A Dutch court ordered Royal Dutch Shell PLC to cut emissions by more than double its own target, saying its plans are not concrete enough. The case was brought by Friends of the Earth Netherlands along with 17,000 co-plaintiffs and six other organizations. Shell has said it plans to appeal the ruling.

Mr. Henry says folding in BHP’s oil assets with those of Woodside will create a top-10 independent producer, and offer investors a choice whether to keep their money in the industry.

Rising carbon pricing could also be playing into BHP’s calculus, analysts at RBC Capital Markets wrote this week. “Petroleum is a notably ESG negative exposure within a rapidly greening and, in parts, decarbonization-enabling mining industry,” they said.

The company will use capital from the asset sale to pay shareholders, and reinvest in its other businesses to take advantage of economic “mega-trends,” Mr. Henry says. Fertilizer production is one of them. Certainly, long-term worries about food insecurity suggest increasing potash demand is a safe bet.

BHP has already spent more than $5-billion in predevelopment work on the long-delayed Jansen project. The company forecasts potash will fetch between US$292 and US$341 a tonne in the mine’s first decade of operation starting in 2027. Prices have recently surged above US$570 a tonne, partly because of sanctions against another major producer, Belarus.

Jansen is a big deal for the province, offering 3,500 construction and 600 permanent jobs.

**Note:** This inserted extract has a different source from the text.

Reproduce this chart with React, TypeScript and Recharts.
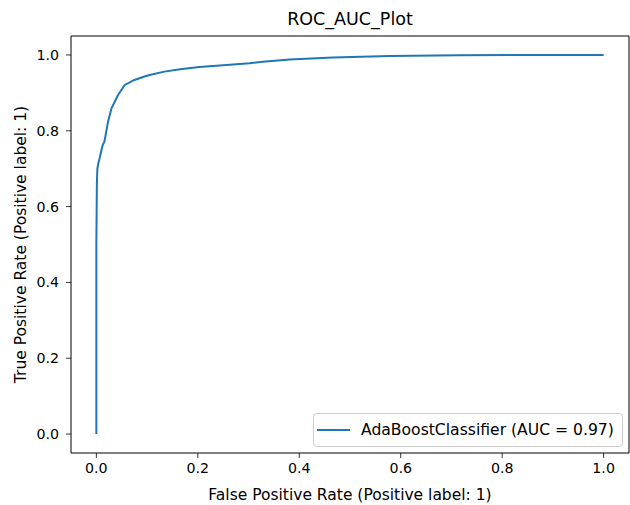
import { LineChart, Line, XAxis, YAxis, Legend, ReferenceArea } from "recharts";

// ROC curve points
const fpr = [
  0, 0, 0.001, 0.002, 0.004, 0.0065, 0.012, 0.016, 0.023, 0.03, 0.043, 0.056, 0.075,
  0.095, 0.105, 0.134, 0.165, 0.203, 0.25, 0.302, 0.328, 0.381, 0.466, 0.578, 0.715,
  0.85, 1.0,
];
const tpr = [
  0, 0.5, 0.66, 0.7, 0.715, 0.728, 0.76, 0.772, 0.824, 0.86, 0.895, 0.921, 0.934,
  0.943, 0.947, 0.956, 0.962, 0.968, 0.973, 0.978, 0.982, 0.988, 0.993, 0.997, 0.999,
  1.0, 1.0,
];
const ticks = [0, 0.2, 0.4, 0.6, 0.8, 1.0];

const seriesName = "AdaBoostClassifier (AUC = 0.97)";
const title = "ROC_AUC_Plot";
const xLabel = "False Positive Rate (Positive label: 1)";
const yLabel = "True Positive Rate (Positive label: 1)";

const data = fpr.map((x, i) => ({ fpr: x, tpr: tpr[i] }));

const FONT = "'DejaVu Sans', sans-serif";
const tickStyle = { fontSize: 14.2, fill: "#000", fontFamily: FONT };
const labelStyle = { fontSize: 15.5, fill: "#000", fontFamily: FONT };

function LegendBox() {
  return (
    <div
      style={{
        boxSizing: "border-box",
        width: 310,
        height: 34,
        border: "1px solid #cccccc",
        borderRadius: 4,
        background: "rgba(255,255,255,0.8)",
        display: "flex",
        alignItems: "center",
        fontFamily: FONT,
        fontSize: 15.6,
        color: "#000",
      }}
    >
      <svg width={33} height={4} style={{ marginLeft: 3 }}>
        <line x1={0} x2={33} y1={2} y2={2} stroke="#1f77b4" strokeWidth={2} />
      </svg>
      <span style={{ marginLeft: 11, whiteSpace: "nowrap" }}>{seriesName}</span>
    </div>
  );
}

export default function App() {
  return (
    <div style={{ position: "absolute", left: 0, top: 0, width: 630, height: 505, background: "#fff" }}>
      <div
        style={{
          position: "absolute",
          left: 71,
          width: 558,
          top: 9,
          textAlign: "center",
          fontFamily: FONT,
          fontSize: 17.5,
          color: "#000",
          lineHeight: "21px",
        }}
      >
        {title}
      </div>
      <LineChart width={630} height={505} data={data} margin={{ top: 36, right: 1, bottom: 0, left: 0 }}>
        <XAxis
          dataKey="fpr"
          type="number"
          domain={[-0.05, 1.05]}
          allowDataOverflow
          ticks={ticks}
          tickFormatter={(v: number) => v.toFixed(1)}
          tick={tickStyle}
          tickSize={5}
          tickMargin={5}
          height={52}
          axisLine={false}
          tickLine={{ stroke: "#000", strokeWidth: 0.8 }}
          label={{ value: xLabel, position: "insideBottom", offset: 5, style: labelStyle }}
        />
        <YAxis
          dataKey="tpr"
          type="number"
          domain={[-0.05, 1.05]}
          allowDataOverflow
          ticks={ticks}
          tickFormatter={(v: number) => v.toFixed(1)}
          tick={tickStyle}
          tickSize={5}
          tickMargin={7}
          width={71}
          axisLine={false}
          tickLine={{ stroke: "#000", strokeWidth: 0.8 }}
          label={{ value: yLabel, angle: -90, position: "center", dx: -15, style: { ...labelStyle, textAnchor: "middle" } }}
        />
        <ReferenceArea
          x1={-0.05}
          x2={1.05}
          y1={-0.05}
          y2={1.05}
          fill="none"
          stroke="#000"
          strokeWidth={1}
          ifOverflow="visible"
        />
        <Line
          dataKey="tpr"
          name={seriesName}
          type="linear"
          stroke="#1f77b4"
          strokeWidth={2}
          dot={false}
          isAnimationActive={false}
        />
        <Legend
          layout="horizontal"
          verticalAlign="middle"
          align="center"
          content={() => <LegendBox />}
          wrapperStyle={{ position: "absolute", left: 313, top: 413, width: 310, height: 34 }}
        />
      </LineChart>
    </div>
  );
}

Mr. Henry says the project, located 140 kilometres east of Saskatoon, could produce the material for 100 years.

To be sure, the corporate restructuring does not exorcise BHP of all its carbon demons. First, those oil fields won’t be shut off. Also, its mines supply steel mills with coal for blast furnaces, which are major emitters of CO2. In fact, Canadian mills run by Algoma Steel and ArcelorMittal Dofasco have both announced multimillion-dollar projects to switch to electric arc furnaces, which don’t use coking coal. Ottawa is providing significant taxpayer funding for the changeovers.

But Mr. Henry told Bloomberg that the new economy will require mountains of steel for all the infrastructure that will be required to switch over to greener energy. Steel makers can decarbonize their operations as the technology improves, but for the time being many will concentrate on making their coal-fired operations more efficient, he said.

As for BHP’s other commodities, such as copper and nickel, they will be in constant demand as electricity demand surges in the coming decades in place of fossil fuels, he said.

The company’s move won’t convince all large producers of fossil fuels to seek exits from the industry – most don’t have such a wide array of commodities to substitute and prioritize. But BHP is creating more expectation among investors that the companies they are funding will take bold action to shield them against climate risks.